■ **Exercise prompt**
Quote from the first line below through the line that contains "(0,0) rectangle (1003,405);", both included, and leave the pictures out.

* BEGIN Listing *

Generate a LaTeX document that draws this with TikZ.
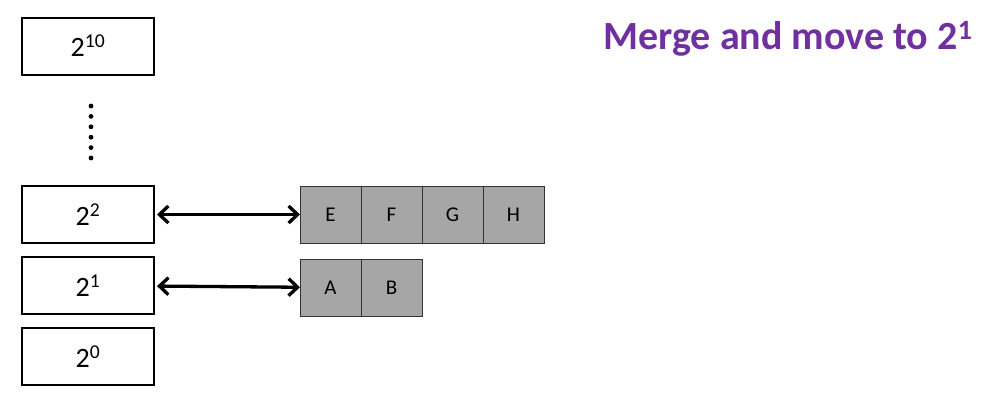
\documentclass[tikz,border=0pt]{standalone}
\usepackage{fontspec}
\setmainfont{Carlito}
\usetikzlibrary{arrows.meta,positioning}
\definecolor{mergepurple}{RGB}{112,48,160}
\definecolor{cellgray}{RGB}{166,166,166}
\tikzset{
  level/.style={draw, line width=2pt, minimum width=132pt, minimum height=57pt,
    inner sep=0pt, outer sep=0pt, font=\fontsize{28}{32}\selectfont},
  cell/.style={draw=black!80, fill=cellgray, line width=1pt, minimum width=61pt,
    minimum height=57pt, inner sep=0pt, outer sep=0pt, font=\fontsize{21}{24}\selectfont},
  link/.style={{Straight Barb[length=9pt,width=17pt]}-{Straight Barb[length=9pt,width=17pt]},
    line width=3.3pt, shorten <=3pt}
}
\begin{document}
\begin{tikzpicture}[x=1pt,y=-1pt]
\useasboundingbox (0,0) rectangle (1003,405);

% levels
\node [level] (l10) at (88,46) {2\textsuperscript{10}};
\node [level] (l2) at (88,214.5) {2\textsuperscript{2}};
\node [level] (l1) at (88,285.5) {2\textsuperscript{1}};
\node [level] (l0) at (88,356.5) {2\textsuperscript{0}};
\foreach \y in {106,116.4,126.8,137.2,147.6,158} \fill (91,\y) circle (2.4pt);

% runs
\node [cell] (e) at (330.5,214.5) {E};
\node [cell, right=0pt of e] (f) {F};
\node [cell, right=0pt of f] (g) {G};
\node [cell, right=0pt of g] (h) {H};
\node [cell] (a) at (330.5,287.5) {A};
\node [cell, right=0pt of a] (b) {B};

\draw [link] (l2) -- (e);
\draw [link] (l1) -- (a);

\node [anchor=base east, text=mergepurple, font=\fontsize{40}{44}\selectfont\bfseries] (title) at (976,49) {Merge and move to 2\textsuperscript{1}};
\end{tikzpicture}
\end{document}
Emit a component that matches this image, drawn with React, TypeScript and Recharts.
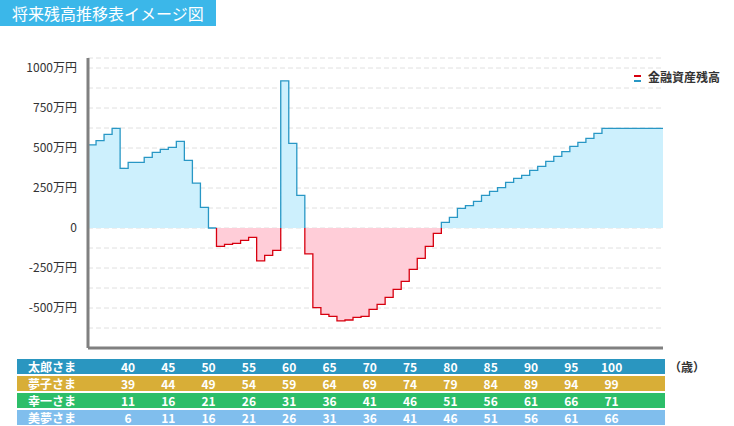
import { AreaChart, Area, XAxis, YAxis, CartesianGrid } from "recharts";

// 金融資産残高（万円）, one value per year
const balance = [
  520, 546, 585, 623, 373, 410, 410, 442, 473, 492, 504, 542, 423, 281, 129, 0,
  -115, -102, -96, -77, -58, -206, -171, -140,
  919, 529, 204,
  -162, -498, -540, -552, -581, -575, -558, -552, -508, -477, -433, -383, -333,
  -258, -190, -115, -33,
  35, 67, 123, 140, 167, 204, 229, 252, 285, 310, 329, 360, 385, 417, 448, 477,
  510, 535, 560, 592, 623, 623, 623, 623, 623, 623, 623, 623,
];

const yTicks = [-625, -500, -375, -250, -125, 0, 125, 250, 375, 500, 625, 750, 875, 1000];

const people = ["太郎さま", "夢子さま", "幸一さま", "美夢さま"];
const taroAges = [40, 45, 50, 55, 60, 65, 70, 75, 80, 85, 90, 95, 100];
const yumekoAges = [39, 44, 49, 54, 59, 64, 69, 74, 79, 84, 89, 94, 99];
const koichiAges = [11, 16, 21, 26, 31, 36, 41, 46, 51, 56, 61, 66, 71];
const miyumeAges = [6, 11, 16, 21, 26, 31, 36, 41, 46, 51, 56, 61, 66];
const ageRows = [taroAges, yumekoAges, koichiAges, miyumeAges];
const rowColors = ["#2a96c0", "#d8ae37", "#2cbe69", "#80beed"];

const FONT = '"Noto Sans CJK JP", "Noto Sans", sans-serif';

// split into a positive and a negative series, with a shared zero point at sign changes
function buildRows() {
  const rows: { x: number; pos: number | null; neg: number | null }[] = [];
  balance.forEach((v, i) => {
    if (i > 0 && (v >= 0) !== (balance[i - 1] >= 0)) {
      rows.push({ x: i, pos: 0, neg: 0 });
    }
    rows.push({ x: i, pos: v >= 0 ? v : null, neg: v < 0 ? v : null });
  });
  const last = balance[balance.length - 1];
  rows.push({ x: balance.length, pos: last >= 0 ? last : null, neg: last < 0 ? last : null });
  return rows;
}

const fmtY = (v: number) => {
  if (v % 250 !== 0) return "";
  return v === 0 ? "0" : `${v}万円`;
};

export default function App() {
  const data = buildRows();

  return (
    <div style={{ position: "absolute", left: 0, top: 0, width: 734, height: 426, background: "#fff", fontFamily: FONT }}>
      <div
        style={{
          position: "absolute", left: 0, top: 0, width: 216, height: 26,
          background: "#3bb7e9", color: "#fff", fontSize: 16, lineHeight: "26px",
          paddingLeft: 12, boxSizing: "border-box", whiteSpace: "nowrap",
        }}
      >
        将来残高推移表イメージ図
      </div>

      <div style={{ position: "absolute", left: 0, top: 0 }}>
        <AreaChart width={734} height={350} data={data} margin={{ top: 58, right: 71, bottom: 0, left: 0 }}>
          <CartesianGrid vertical={false} stroke="#e0e0e0" strokeDasharray="5 3" />
          <XAxis
            type="number"
            dataKey="x"
            domain={[0, 71.6]}
            allowDataOverflow
            tick={false}
            tickLine={false}
            height={2}
            axisLine={{ stroke: "#808080", strokeWidth: 3 }}
          />
          <YAxis
            type="number"
            domain={[-750, 1062.5]}
            ticks={yTicks}
            tickFormatter={fmtY}
            width={88}
            tickLine={false}
            tickMargin={5}
            axisLine={{ stroke: "#808080", strokeWidth: 3 }}
            tick={{ fontSize: 12, fill: "#333", fontFamily: FONT }}
            interval={0}
          />
          <Area
            type="stepAfter"
            dataKey="pos"
            baseValue={0}
            stroke="#2897c5"
            strokeWidth={1.3}
            fill="#cdf0fd"
            fillOpacity={1}
            isAnimationActive={false}
            dot={false}
            activeDot={false}
          />
          <Area
            type="stepAfter"
            dataKey="neg"
            baseValue={0}
            stroke="#d7000f"
            strokeWidth={1.3}
            fill="#ffcdd8"
            fillOpacity={1}
            isAnimationActive={false}
            dot={false}
            activeDot={false}
          />
        </AreaChart>
      </div>

      <div style={{ position: "absolute", left: 634, top: 70, width: 100, height: 14 }}>
        <div style={{ position: "absolute", left: 0, top: 5, width: 7, height: 1.5, background: "#d7000f" }} />
        <div style={{ position: "absolute", left: 0, top: 10, width: 7, height: 1.5, background: "#2897c5" }} />
        <span style={{ position: "absolute", left: 14, top: -1, fontSize: 12, fontWeight: 700, color: "#333", whiteSpace: "nowrap", lineHeight: "16px" }}>
          金融資産残高
        </span>
      </div>

      {ageRows.map((ages, r) => (
        <div
          key={r}
          style={{
            position: "absolute", left: 17, top: 359 + r * 17, width: 648, height: 15,
            background: rowColors[r], color: "#fff", fontSize: 12, fontWeight: 700, lineHeight: "15px",
          }}
        >
          <span style={{ position: "absolute", left: 11, top: 0 }}>{people[r]}</span>
          {ages.map((a, j) => (
            <span key={j} style={{ position: "absolute", left: 111 + j * 40.3 - 20, width: 40, textAlign: "center", top: 0 }}>
              {a}
            </span>
          ))}
        </div>
      ))}
      <div style={{ position: "absolute", left: 669, top: 359, fontSize: 12, fontWeight: 700, color: "#333", lineHeight: "15px" }}>
        （歳）
      </div>
    </div>
  );
}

* END Listing *

■ **The completed task**
Generate a LaTeX document that draws this with TikZ.
\documentclass[tikz,border=0pt]{standalone}
\usepackage{fontspec}
\setmainfont{Carlito}
\usetikzlibrary{arrows.meta,positioning}
\definecolor{mergepurple}{RGB}{112,48,160}
\definecolor{cellgray}{RGB}{166,166,166}
\tikzset{
  level/.style={draw, line width=2pt, minimum width=132pt, minimum height=57pt,
    inner sep=0pt, outer sep=0pt, font=\fontsize{28}{32}\selectfont},
  cell/.style={draw=black!80, fill=cellgray, line width=1pt, minimum width=61pt,
    minimum height=57pt, inner sep=0pt, outer sep=0pt, font=\fontsize{21}{24}\selectfont},
  link/.style={{Straight Barb[length=9pt,width=17pt]}-{Straight Barb[length=9pt,width=17pt]},
    line width=3.3pt, shorten <=3pt}
}
\begin{document}
\begin{tikzpicture}[x=1pt,y=-1pt]
\useasboundingbox (0,0) rectangle (1003,405);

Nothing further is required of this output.